Bowe knows there is no certainty in the project, or that removing the South African, who has been with Ulster since 2010, will have the desired effect. But like Rory Best this week, the winger, who has played just a match and a half in 10 months but hopes to return for Ulster's first European game, is towing the Union line
Disappointed
“Listen, yes and no,” he says to the charge that Pienaar’s removal damages Ulster’s European ambitions next season. “I can see where they’re coming from. They’re trying to look at the national team, which is number one ahead of everything in Ireland.
“We were disappointed with it obviously but more so for Ruan. We could see he was upset but that is the nature of the beast. There are people who miss out on contracts all the time, there are people who get settled and unfortunately have to move on and certainly at my stage in my career I have seen it many times.”

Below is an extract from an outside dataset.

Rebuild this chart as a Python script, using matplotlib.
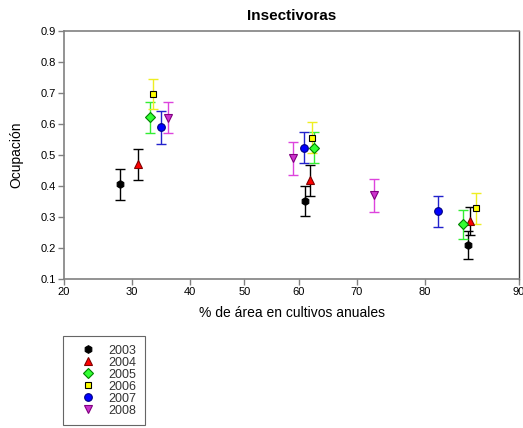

Bowe is correct that success at international rugby and especially in the cash cow of the Six Nations Championship takes precedence over the provinces.
The logic that without money and the Irish team’s high ranking there would be no professional clubs stands up. But the accusation that the IRFU showed Pienaar no loyalty when he had introduced his family to a Belfast lifestyle deserves some airing. And loyalty is an important word in the sport.
“I wouldn’t say that,” says Bowe. “I can see exactly where the IRFU is coming from. I think that it is a difficult decision but I think sport is business and rugby is business and these decisions have to be made.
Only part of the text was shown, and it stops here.